* Task instructions *
Leave out the images; return the rest of the data exactly.

* BEGIN *

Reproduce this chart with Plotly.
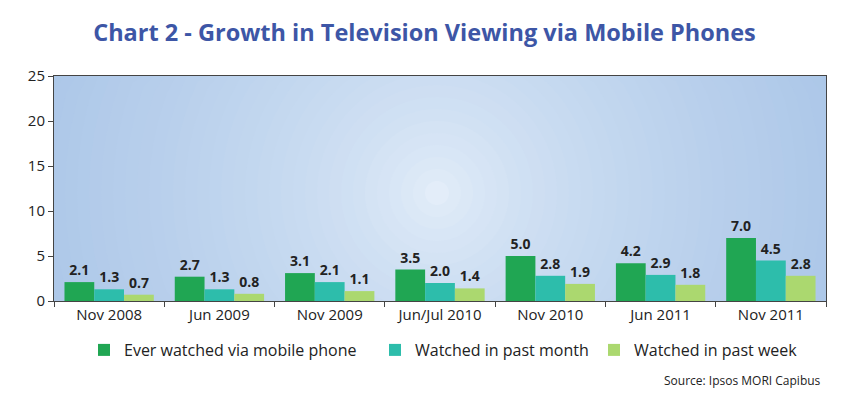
import math
import plotly.graph_objects as go

categories = ["Nov 2008", "Jun 2009", "Nov 2009", "Jun/Jul 2010", "Nov 2010", "Jun 2011", "Nov 2011"]
ever_watched = [2.1, 2.7, 3.1, 3.5, 5.0, 4.2, 7.0]
past_month = [1.3, 1.3, 2.1, 2.0, 2.8, 2.9, 4.5]
past_week = [0.7, 0.8, 1.1, 1.4, 1.9, 1.8, 2.8]
series_names = ["Ever watched via mobile phone", "Watched in past month", "Watched in past week"]
y_ticks = [0, 5, 10, 15, 20, 25]

colors = ["#20a653", "#2dbdab", "#abd86f"]
font_fam = "Open Sans, Noto Sans, sans-serif"

# page body adds an 8px offset, so the figure is laid out 8px smaller
W, H = 833, 390
ML, MR, MT, MB = 46, 15, 68, 97
PW, PH = W - ML - MR, H - MT - MB

fig = go.Figure()
legend_ids = ["legend", "legend2", "legend3"]
for name, vals, col, lg in zip(series_names, [ever_watched, past_month, past_week], colors, legend_ids):
    fig.add_trace(go.Bar(
        x=categories, y=vals, name=name, legend=lg,
        marker=dict(color=col, line=dict(width=0)),
        text=[f"{v:.1f}" for v in vals], textposition="outside",
        textfont=dict(family=font_fam, size=14, color="#222222", weight="bold"),
        cliponaxis=False,
    ))

# radial gradient background: concentric circles clipped to the plot box
shapes = []
c_out = (168, 196, 231)
c_in = (236, 244, 252)
cx_px, cy_px = 383, 117  # center within the plot area (pixels)
R = 480
n = 40
for i in range(n):
    frac = 1 - i / n
    r = R * frac
    t = frac ** 0.55
    col = tuple(int(c_in[k] + (c_out[k] - c_in[k]) * t) for k in range(3))
    pts = []
    for j in range(73):
        a = 2 * math.pi * j / 72
        px = min(max(cx_px + r * math.cos(a), 0), PW)
        py = min(max(cy_px + r * math.sin(a), 0), PH)
        pts.append((px / PW, 1 - py / PH))
    path = "M " + " L ".join(f"{x:.4f},{y:.4f}" for x, y in pts) + " Z"
    shapes.append(dict(type="path", xref="paper", yref="paper", path=path,
                       fillcolor=f"rgb({col[0]},{col[1]},{col[2]})",
                       line=dict(width=0), layer="below"))

leg_y = -(342 - (MT + PH)) / PH
legend_common = dict(orientation="h", yanchor="middle", y=leg_y, xanchor="left",
                     font=dict(size=16, color="#222222", family=font_fam),
                     bgcolor="rgba(0,0,0,0)", itemwidth=30)

fig.update_layout(
    width=W, height=H,
    margin=dict(l=ML, r=MR, t=MT, b=MB),
    paper_bgcolor="white",
    plot_bgcolor="rgb(168,196,231)",
    shapes=shapes,
    barmode="group", bargap=0.19, bargroupgap=0,
    title=dict(text="<b>Chart 2 - Growth in Television Viewing via Mobile Phones</b>",
               x=0.5, xanchor="center", y=1 - 25 / H, yanchor="middle",
               font=dict(family="Open Sans, sans-serif", size=23.5, color="#3d56a6")),
    font=dict(family=font_fam, color="#222222"),
    showlegend=True,
    legend=dict(legend_common, x=(76 - ML) / PW),
    legend2=dict(legend_common, x=(367 - ML) / PW),
    legend3=dict(legend_common, x=(586 - ML) / PW),
    xaxis=dict(showline=True, linecolor="#444444", linewidth=1, mirror=True,
               ticks="outside", tickson="boundaries", ticklen=5, tickcolor="#444444",
               tickfont=dict(size=15, color="#222222"), showgrid=False),
    yaxis=dict(range=[0, 25], tickvals=y_ticks, showline=True, linecolor="#444444",
               linewidth=1, mirror=True, ticks="outside", ticklen=5, tickcolor="#444444",
               tickfont=dict(size=15, color="#222222"), showgrid=False, zeroline=False),
    annotations=[dict(text="Source: Ipsos MORI Capibus", xref="paper", yref="paper",
                      x=(815 - ML) / PW, xanchor="right", y=-(372 - (MT + PH)) / PH,
                      yanchor="middle", showarrow=False,
                      font=dict(size=12, color="#222222"))],
)

fig.write_html("out.html")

* END *

* Full output *
Reproduce this chart with Plotly.
import math
import plotly.graph_objects as go

categories = ["Nov 2008", "Jun 2009", "Nov 2009", "Jun/Jul 2010", "Nov 2010", "Jun 2011", "Nov 2011"]
ever_watched = [2.1, 2.7, 3.1, 3.5, 5.0, 4.2, 7.0]
past_month = [1.3, 1.3, 2.1, 2.0, 2.8, 2.9, 4.5]
past_week = [0.7, 0.8, 1.1, 1.4, 1.9, 1.8, 2.8]
series_names = ["Ever watched via mobile phone", "Watched in past month", "Watched in past week"]
y_ticks = [0, 5, 10, 15, 20, 25]

colors = ["#20a653", "#2dbdab", "#abd86f"]
font_fam = "Open Sans, Noto Sans, sans-serif"

# page body adds an 8px offset, so the figure is laid out 8px smaller
W, H = 833, 390
ML, MR, MT, MB = 46, 15, 68, 97
PW, PH = W - ML - MR, H - MT - MB

fig = go.Figure()
legend_ids = ["legend", "legend2", "legend3"]
for name, vals, col, lg in zip(series_names, [ever_watched, past_month, past_week], colors, legend_ids):
    fig.add_trace(go.Bar(
        x=categories, y=vals, name=name, legend=lg,
        marker=dict(color=col, line=dict(width=0)),
        text=[f"{v:.1f}" for v in vals], textposition="outside",
        textfont=dict(family=font_fam, size=14, color="#222222", weight="bold"),
        cliponaxis=False,
    ))

# radial gradient background: concentric circles clipped to the plot box
shapes = []
c_out = (168, 196, 231)
c_in = (236, 244, 252)
cx_px, cy_px = 383, 117  # center within the plot area (pixels)
R = 480
n = 40
for i in range(n):
    frac = 1 - i / n
    r = R * frac
    t = frac ** 0.55
    col = tuple(int(c_in[k] + (c_out[k] - c_in[k]) * t) for k in range(3))
    pts = []
    for j in range(73):
        a = 2 * math.pi * j / 72
        px = min(max(cx_px + r * math.cos(a), 0), PW)
        py = min(max(cy_px + r * math.sin(a), 0), PH)
        pts.append((px / PW, 1 - py / PH))
    path = "M " + " L ".join(f"{x:.4f},{y:.4f}" for x, y in pts) + " Z"
    shapes.append(dict(type="path", xref="paper", yref="paper", path=path,
                       fillcolor=f"rgb({col[0]},{col[1]},{col[2]})",
                       line=dict(width=0), layer="below"))

leg_y = -(342 - (MT + PH)) / PH
legend_common = dict(orientation="h", yanchor="middle", y=leg_y, xanchor="left",
                     font=dict(size=16, color="#222222", family=font_fam),
                     bgcolor="rgba(0,0,0,0)", itemwidth=30)

fig.update_layout(
    width=W, height=H,
    margin=dict(l=ML, r=MR, t=MT, b=MB),
    paper_bgcolor="white",
    plot_bgcolor="rgb(168,196,231)",
    shapes=shapes,
    barmode="group", bargap=0.19, bargroupgap=0,
    title=dict(text="<b>Chart 2 - Growth in Television Viewing via Mobile Phones</b>",
               x=0.5, xanchor="center", y=1 - 25 / H, yanchor="middle",
               font=dict(family="Open Sans, sans-serif", size=23.5, color="#3d56a6")),
    font=dict(family=font_fam, color="#222222"),
    showlegend=True,
    legend=dict(legend_common, x=(76 - ML) / PW),
    legend2=dict(legend_common, x=(367 - ML) / PW),
    legend3=dict(legend_common, x=(586 - ML) / PW),
    xaxis=dict(showline=True, linecolor="#444444", linewidth=1, mirror=True,
               ticks="outside", tickson="boundaries", ticklen=5, tickcolor="#444444",
               tickfont=dict(size=15, color="#222222"), showgrid=False),
    yaxis=dict(range=[0, 25], tickvals=y_ticks, showline=True, linecolor="#444444",
               linewidth=1, mirror=True, ticks="outside", ticklen=5, tickcolor="#444444",
               tickfont=dict(size=15, color="#222222"), showgrid=False, zeroline=False),
    annotations=[dict(text="Source: Ipsos MORI Capibus", xref="paper", yref="paper",
                      x=(815 - ML) / PW, xanchor="right", y=-(372 - (MT + PH)) / PH,
                      yanchor="middle", showarrow=False,
                      font=dict(size=12, color="#222222"))],
)

fig.write_html("out.html")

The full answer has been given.